■ **EXERCISE REQUIREMENTS**: Copy out every line exactly as given.

(A run of records)
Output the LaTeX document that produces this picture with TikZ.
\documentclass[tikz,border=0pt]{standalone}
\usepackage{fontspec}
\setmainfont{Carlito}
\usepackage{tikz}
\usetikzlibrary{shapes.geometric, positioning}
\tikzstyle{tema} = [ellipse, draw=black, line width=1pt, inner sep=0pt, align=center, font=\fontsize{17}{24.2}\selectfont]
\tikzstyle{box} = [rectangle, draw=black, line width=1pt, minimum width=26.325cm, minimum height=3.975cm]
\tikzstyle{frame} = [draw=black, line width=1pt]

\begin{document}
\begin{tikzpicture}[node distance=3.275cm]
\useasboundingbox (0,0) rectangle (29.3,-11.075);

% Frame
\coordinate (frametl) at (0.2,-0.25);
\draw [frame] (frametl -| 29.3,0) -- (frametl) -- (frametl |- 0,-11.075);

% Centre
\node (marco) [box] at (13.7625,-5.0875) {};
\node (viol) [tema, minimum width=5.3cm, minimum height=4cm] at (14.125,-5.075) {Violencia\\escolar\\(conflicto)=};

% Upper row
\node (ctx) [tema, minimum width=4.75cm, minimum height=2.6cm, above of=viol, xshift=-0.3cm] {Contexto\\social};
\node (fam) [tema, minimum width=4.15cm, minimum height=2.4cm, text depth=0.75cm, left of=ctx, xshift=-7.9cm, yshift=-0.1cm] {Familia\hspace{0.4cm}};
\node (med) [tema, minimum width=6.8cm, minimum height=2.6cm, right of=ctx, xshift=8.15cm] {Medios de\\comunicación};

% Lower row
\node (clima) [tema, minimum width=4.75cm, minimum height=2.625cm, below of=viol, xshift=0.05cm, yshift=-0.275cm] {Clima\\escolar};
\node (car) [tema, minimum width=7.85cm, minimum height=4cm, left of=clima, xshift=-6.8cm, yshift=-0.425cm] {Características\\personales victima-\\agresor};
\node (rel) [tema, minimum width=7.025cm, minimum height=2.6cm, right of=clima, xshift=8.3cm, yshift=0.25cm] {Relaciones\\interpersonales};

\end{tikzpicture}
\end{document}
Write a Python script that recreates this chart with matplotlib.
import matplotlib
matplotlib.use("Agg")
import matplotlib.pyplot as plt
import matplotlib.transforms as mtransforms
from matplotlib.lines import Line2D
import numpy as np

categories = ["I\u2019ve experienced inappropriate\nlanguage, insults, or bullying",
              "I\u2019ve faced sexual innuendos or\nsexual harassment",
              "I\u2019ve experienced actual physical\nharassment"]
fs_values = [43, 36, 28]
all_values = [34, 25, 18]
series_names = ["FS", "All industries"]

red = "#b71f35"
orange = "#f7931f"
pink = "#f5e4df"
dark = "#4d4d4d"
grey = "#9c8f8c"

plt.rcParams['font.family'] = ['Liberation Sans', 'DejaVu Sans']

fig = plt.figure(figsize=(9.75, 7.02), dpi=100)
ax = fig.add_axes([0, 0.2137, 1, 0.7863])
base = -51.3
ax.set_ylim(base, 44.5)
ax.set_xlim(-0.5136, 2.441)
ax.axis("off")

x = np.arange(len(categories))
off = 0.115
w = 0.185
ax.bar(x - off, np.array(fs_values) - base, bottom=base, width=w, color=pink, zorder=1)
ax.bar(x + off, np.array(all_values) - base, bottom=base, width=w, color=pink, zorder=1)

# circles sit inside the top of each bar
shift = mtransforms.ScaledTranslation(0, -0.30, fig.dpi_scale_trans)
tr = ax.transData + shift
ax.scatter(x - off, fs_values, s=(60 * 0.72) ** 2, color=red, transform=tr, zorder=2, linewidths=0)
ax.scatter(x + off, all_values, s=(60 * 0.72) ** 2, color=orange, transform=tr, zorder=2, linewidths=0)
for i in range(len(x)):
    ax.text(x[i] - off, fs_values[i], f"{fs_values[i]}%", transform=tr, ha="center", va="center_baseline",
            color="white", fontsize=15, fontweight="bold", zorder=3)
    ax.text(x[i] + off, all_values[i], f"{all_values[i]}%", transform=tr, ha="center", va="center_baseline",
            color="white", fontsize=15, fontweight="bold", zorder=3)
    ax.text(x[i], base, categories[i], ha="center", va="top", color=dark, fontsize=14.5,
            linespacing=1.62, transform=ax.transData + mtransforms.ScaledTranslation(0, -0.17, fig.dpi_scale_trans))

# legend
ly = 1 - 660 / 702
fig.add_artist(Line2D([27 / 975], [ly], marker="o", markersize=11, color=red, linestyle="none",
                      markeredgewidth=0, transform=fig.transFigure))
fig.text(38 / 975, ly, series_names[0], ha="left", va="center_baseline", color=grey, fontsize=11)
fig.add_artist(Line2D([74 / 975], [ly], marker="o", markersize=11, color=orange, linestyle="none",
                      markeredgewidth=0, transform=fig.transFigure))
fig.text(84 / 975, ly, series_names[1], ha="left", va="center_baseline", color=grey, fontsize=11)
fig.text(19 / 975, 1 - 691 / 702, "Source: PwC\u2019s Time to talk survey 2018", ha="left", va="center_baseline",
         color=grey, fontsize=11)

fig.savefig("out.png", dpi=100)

■ **EXPECTED ANSWER**:
Output the LaTeX document that produces this picture with TikZ.
\documentclass[tikz,border=0pt]{standalone}
\usepackage{fontspec}
\setmainfont{Carlito}
\usepackage{tikz}
\usetikzlibrary{shapes.geometric, positioning}
\tikzstyle{tema} = [ellipse, draw=black, line width=1pt, inner sep=0pt, align=center, font=\fontsize{17}{24.2}\selectfont]
\tikzstyle{box} = [rectangle, draw=black, line width=1pt, minimum width=26.325cm, minimum height=3.975cm]
\tikzstyle{frame} = [draw=black, line width=1pt]

\begin{document}
\begin{tikzpicture}[node distance=3.275cm]
\useasboundingbox (0,0) rectangle (29.3,-11.075);

% Frame
\coordinate (frametl) at (0.2,-0.25);
\draw [frame] (frametl -| 29.3,0) -- (frametl) -- (frametl |- 0,-11.075);

% Centre
\node (marco) [box] at (13.7625,-5.0875) {};
\node (viol) [tema, minimum width=5.3cm, minimum height=4cm] at (14.125,-5.075) {Violencia\\escolar\\(conflicto)=};

% Upper row
\node (ctx) [tema, minimum width=4.75cm, minimum height=2.6cm, above of=viol, xshift=-0.3cm] {Contexto\\social};
\node (fam) [tema, minimum width=4.15cm, minimum height=2.4cm, text depth=0.75cm, left of=ctx, xshift=-7.9cm, yshift=-0.1cm] {Familia\hspace{0.4cm}};
\node (med) [tema, minimum width=6.8cm, minimum height=2.6cm, right of=ctx, xshift=8.15cm] {Medios de\\comunicación};

% Lower row
\node (clima) [tema, minimum width=4.75cm, minimum height=2.625cm, below of=viol, xshift=0.05cm, yshift=-0.275cm] {Clima\\escolar};
\node (car) [tema, minimum width=7.85cm, minimum height=4cm, left of=clima, xshift=-6.8cm, yshift=-0.425cm] {Características\\personales victima-\\agresor};
\node (rel) [tema, minimum width=7.025cm, minimum height=2.6cm, right of=clima, xshift=8.3cm, yshift=0.25cm] {Relaciones\\interpersonales};

\end{tikzpicture}
\end{document}
Write a Python script that recreates this chart with matplotlib.
import matplotlib
matplotlib.use("Agg")
import matplotlib.pyplot as plt
import matplotlib.transforms as mtransforms
from matplotlib.lines import Line2D
import numpy as np

categories = ["I\u2019ve experienced inappropriate\nlanguage, insults, or bullying",
              "I\u2019ve faced sexual innuendos or\nsexual harassment",
              "I\u2019ve experienced actual physical\nharassment"]
fs_values = [43, 36, 28]
all_values = [34, 25, 18]
series_names = ["FS", "All industries"]

red = "#b71f35"
orange = "#f7931f"
pink = "#f5e4df"
dark = "#4d4d4d"
grey = "#9c8f8c"

plt.rcParams['font.family'] = ['Liberation Sans', 'DejaVu Sans']

fig = plt.figure(figsize=(9.75, 7.02), dpi=100)
ax = fig.add_axes([0, 0.2137, 1, 0.7863])
base = -51.3
ax.set_ylim(base, 44.5)
ax.set_xlim(-0.5136, 2.441)
ax.axis("off")

x = np.arange(len(categories))
off = 0.115
w = 0.185
ax.bar(x - off, np.array(fs_values) - base, bottom=base, width=w, color=pink, zorder=1)
ax.bar(x + off, np.array(all_values) - base, bottom=base, width=w, color=pink, zorder=1)

# circles sit inside the top of each bar
shift = mtransforms.ScaledTranslation(0, -0.30, fig.dpi_scale_trans)
tr = ax.transData + shift
ax.scatter(x - off, fs_values, s=(60 * 0.72) ** 2, color=red, transform=tr, zorder=2, linewidths=0)
ax.scatter(x + off, all_values, s=(60 * 0.72) ** 2, color=orange, transform=tr, zorder=2, linewidths=0)
for i in range(len(x)):
    ax.text(x[i] - off, fs_values[i], f"{fs_values[i]}%", transform=tr, ha="center", va="center_baseline",
            color="white", fontsize=15, fontweight="bold", zorder=3)
    ax.text(x[i] + off, all_values[i], f"{all_values[i]}%", transform=tr, ha="center", va="center_baseline",
            color="white", fontsize=15, fontweight="bold", zorder=3)
    ax.text(x[i], base, categories[i], ha="center", va="top", color=dark, fontsize=14.5,
            linespacing=1.62, transform=ax.transData + mtransforms.ScaledTranslation(0, -0.17, fig.dpi_scale_trans))

# legend
ly = 1 - 660 / 702
fig.add_artist(Line2D([27 / 975], [ly], marker="o", markersize=11, color=red, linestyle="none",
                      markeredgewidth=0, transform=fig.transFigure))
fig.text(38 / 975, ly, series_names[0], ha="left", va="center_baseline", color=grey, fontsize=11)
fig.add_artist(Line2D([74 / 975], [ly], marker="o", markersize=11, color=orange, linestyle="none",
                      markeredgewidth=0, transform=fig.transFigure))
fig.text(84 / 975, ly, series_names[1], ha="left", va="center_baseline", color=grey, fontsize=11)
fig.text(19 / 975, 1 - 691 / 702, "Source: PwC\u2019s Time to talk survey 2018", ha="left", va="center_baseline",
         color=grey, fontsize=11)

fig.savefig("out.png", dpi=100)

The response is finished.